Webhook Security Best Practices
Webhooks are a potent tool, but there are specific attack vectors that they are particularly vulnerable to.
In this article, we'll delve into some of the key challenges surrounding webhook security and the best practices to overcome them.
Server-side Request Forgery (SSRF)
A Server-Side Request Forgery (SSRF) attack is when an attacker manipulates a server into reading or updating internal resources by supplying or altering a URL, which the server then calls. Webhook implementations are particularly vulnerable to SSRF as they allow consumers to add any URL they want, which will be accessed from the internal webhook system.
Preventing SSRF attacks primarily involves preventing webhooks from communicating with internal networks and services.
Best practices for preventing SSRF:
- Using a special proxy such as Smokescreen to filter internal IP addresses
- Placing the webhook workers (or proxy) in a separate private subnet with no access to internal services
Replay Attacks: Duplicating Data Transmissions
Replay attacks can be particularly problematic. A bad actor intercepts a valid request, modifies it, and then replays it.
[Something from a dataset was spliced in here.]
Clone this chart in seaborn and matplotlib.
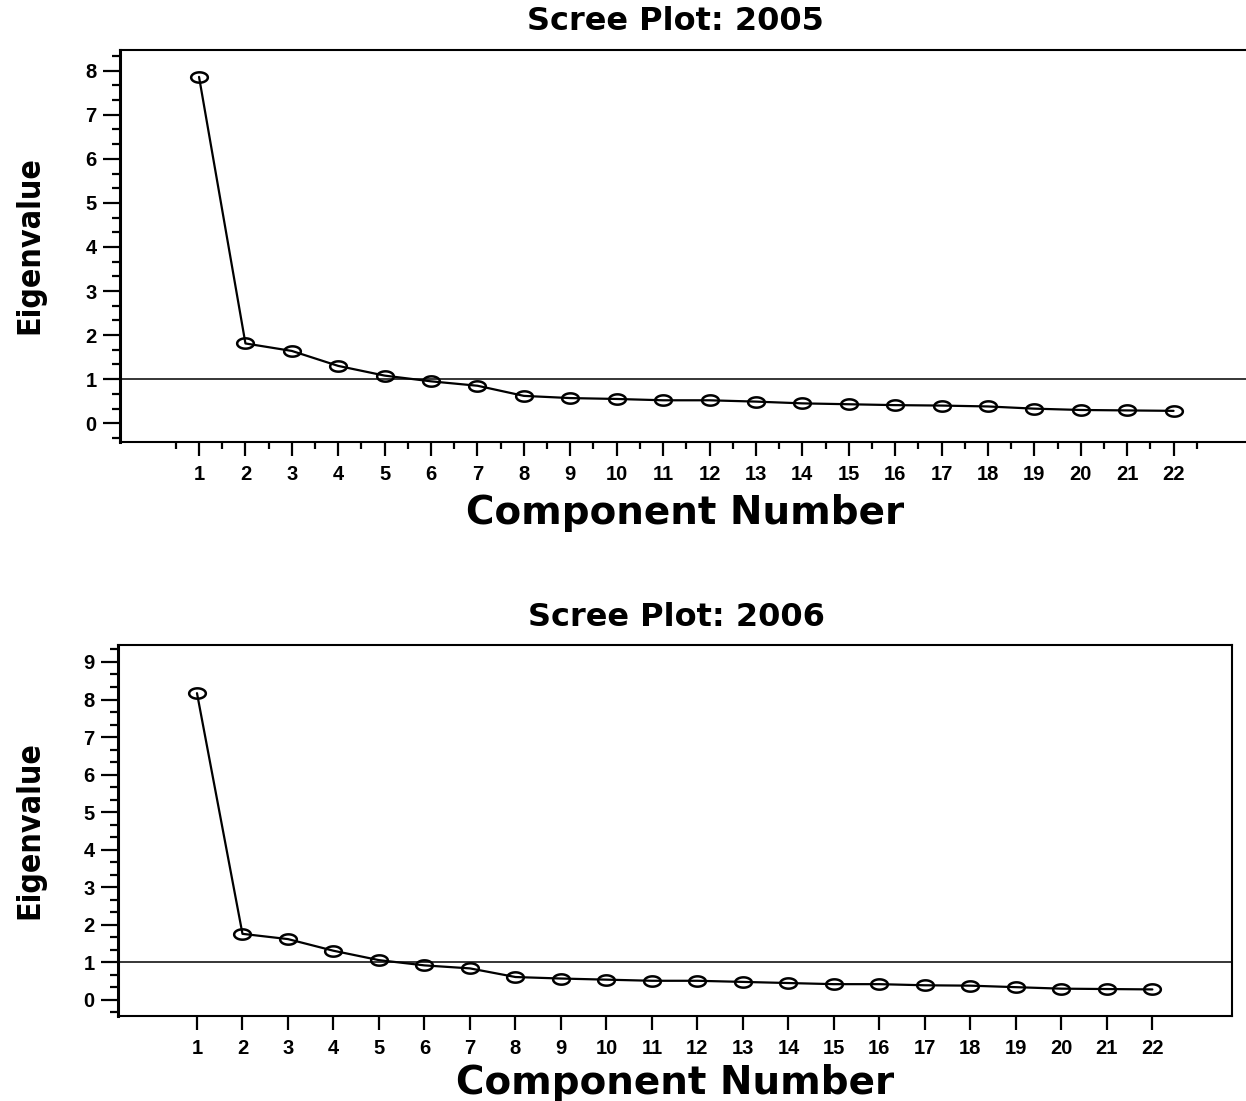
import numpy as np
import pandas as pd
import matplotlib
matplotlib.use("Agg")
import matplotlib.pyplot as plt
from matplotlib import font_manager
from matplotlib.font_manager import FontProperties
from matplotlib.path import Path
from matplotlib.markers import MarkerStyle
from matplotlib.ticker import FixedLocator
import seaborn as sns

# Eigenvalues per principal component
components = list(range(1, 23))
eig_2005 = [7.86, 1.81, 1.64, 1.30, 1.08, 0.95, 0.85, 0.62, 0.57, 0.55, 0.52,
            0.52, 0.49, 0.45, 0.43, 0.41, 0.40, 0.38, 0.33, 0.30, 0.29, 0.28]
eig_2006 = [8.17, 1.76, 1.62, 1.31, 1.06, 0.92, 0.84, 0.61, 0.57, 0.54, 0.51,
            0.51, 0.48, 0.45, 0.42, 0.42, 0.39, 0.38, 0.34, 0.30, 0.29, 0.28]
titles = ["Scree Plot: 2005", "Scree Plot: 2006"]
x_label = "Component Number"
y_label = "Eigenvalue"
kaiser_cutoff = 1.0

sns.set_style("ticks")
plt.rcParams["font.family"] = ["Liberation Sans", "DejaVu Sans"]
for key in ("text.color", "axes.labelcolor", "xtick.color", "ytick.color",
            "axes.edgecolor"):
    plt.rcParams[key] = "black"

# a condensed bold face for the vertical axis label, if one is installed
def condensed_bold():
    best = None
    for f in font_manager.fontManager.ttflist:
        narrow = ("Narrow" in f.name or "Condensed" in f.name
                  or str(f.stretch) in ("condensed", "semi-condensed", "extra-condensed"))
        bold = str(f.weight) in ("bold", "700", "heavy", "black", "800", "900") or \
            (isinstance(f.weight, int) and f.weight >= 700)
        if narrow and bold:
            if best is None or "Liberation" in f.name:
                best = f
    return best

cf = condensed_bold()
if cf is not None:
    ylab_prop = FontProperties(fname=cf.fname, size=23)
else:
    ylab_prop = FontProperties(family="Liberation Sans", weight="bold", size=21)

# flattened ellipse marker
t = np.linspace(0, 2 * np.pi, 60)
ellipse = Path(np.column_stack([np.cos(t), 0.62 * np.sin(t)]), closed=True)
oval = MarkerStyle(ellipse)

W, H = 1246, 1101
fig = plt.figure(figsize=(W / 100, H / 100), dpi=100)

def px_rect(left, top, right, bottom):
    return [left / W, 1 - bottom / H, (right - left) / W, (bottom - top) / H]

panels = [
    dict(vals=eig_2005, rect=px_rect(120, 50, 1252, 441.7), xlim=(-0.703, 23.69),
         ylim=(-0.42, 8.47), ymax=8, xminor=True,
         title_xy=(675, 21), xlab_xy=(685, 513), ylab_xy=(30, 245)),
    dict(vals=eig_2006, rect=px_rect(118, 644.7, 1232, 1015.7), xlim=(-0.736, 23.75),
         ylim=(-0.42, 9.46), ymax=9, xminor=False,
         title_xy=(676, 617), xlab_xy=(675, 1083), ylab_xy=(30, 830)),
]

for title, p in zip(titles, panels):
    ax = fig.add_axes(p["rect"])
    df = pd.DataFrame({"component": components, "eigenvalue": p["vals"]})
    sns.lineplot(data=df, x="component", y="eigenvalue", ax=ax, color="black",
                 linewidth=1.6, marker=oval, markersize=12, markerfacecolor="none",
                 markeredgecolor="black", markeredgewidth=1.8, zorder=3)
    ax.axhline(kaiser_cutoff, color="black", linewidth=1.1, zorder=2)
    ax.set_xlim(*p["xlim"])
    ax.set_ylim(*p["ylim"])
    ax.set_xlabel("")
    ax.set_ylabel("")

    ax.xaxis.set_major_locator(FixedLocator(components))
    if p["xminor"]:
        ax.xaxis.set_minor_locator(FixedLocator(np.arange(0.5, 23, 1.0)))
    yt = list(range(0, p["ymax"] + 1))
    ax.yaxis.set_major_locator(FixedLocator(yt))
    ax.yaxis.set_minor_locator(FixedLocator(
        [v for v in np.arange(-1 / 3, p["ymax"] + 0.4, 1 / 3)
         if abs(v - round(v)) > 0.05]))
    ax.set_xticklabels([str(c) for c in components], fontweight="bold")
    ax.set_yticklabels([str(v) for v in yt], fontweight="bold")

    ax.tick_params(axis="x", which="major", length=10, width=1.6, pad=7,
                   labelsize=14.5, colors="black")
    ax.tick_params(axis="x", which="minor", length=5, width=1.6)
    ax.tick_params(axis="y", which="major", length=12, width=1.6, pad=5,
                   labelsize=14.5, colors="black")
    ax.tick_params(axis="y", which="minor", length=6, width=1.6)
    for s in ax.spines.values():
        s.set_visible(True)
        s.set_color("black")
        s.set_linewidth(1.5)
    ax.spines["left"].set_linewidth(2.2)

    tx, ty = p["title_xy"]
    fig.text(tx / W, 1 - ty / H, title, ha="center", va="center",
             fontsize=23, fontweight="bold", family="DejaVu Sans", color="black")
    lx, ly = p["xlab_xy"]
    fig.text(lx / W, 1 - ly / H, x_label, ha="center", va="center",
             fontsize=28, fontweight="bold", family="DejaVu Sans", color="black")
    yx, yy = p["ylab_xy"]
    fig.text(yx / W, 1 - yy / H, y_label, ha="center", va="center", rotation=90,
             fontproperties=ylab_prop, color="black")

fig.savefig("out.png", dpi=100, facecolor="white")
Best practices for preventing replay attacks
- Add a timestamp to each webhook attempt and ensure that it falls within a specific tolerance.
- Implementing idempotency in your APIs can help ensure that webhook requests are only processed once, even if they are received multiple times.
Attackers can impersonate services by sending a fake webhook to an endpoint, turning the very essence of webhooks, a simple HTTP POST, into a security vulnerability. The best way to prevent spoofing attacks is to sign your webhook requests. You can even take advantage of the timestamp and idempotency IDs that help with replay attacks.
Best practices for preventing spoofing attacks with webhook signatures:
- Include the payload and additional metadata like an idempotency ID and timestamp when signing the webhook
- Use HMAC-SHA256
Protecting against Man-in-the-Middle Attacks
Man-in-the-middle (MITM) attacks occur when an attacker intercepts communications between two parties.
Best practice for preventing Man-in-the-Middle attacks:
- Always use HTTPS URLs, ensuring that the request is encrypted and the connection verified.
In summary, while webhooks are powerful, they also come with potential security vulnerabilities. By understanding these issues and implementing the appropriate solutions, you can ensure your webhook system remains robust, secure, and effective.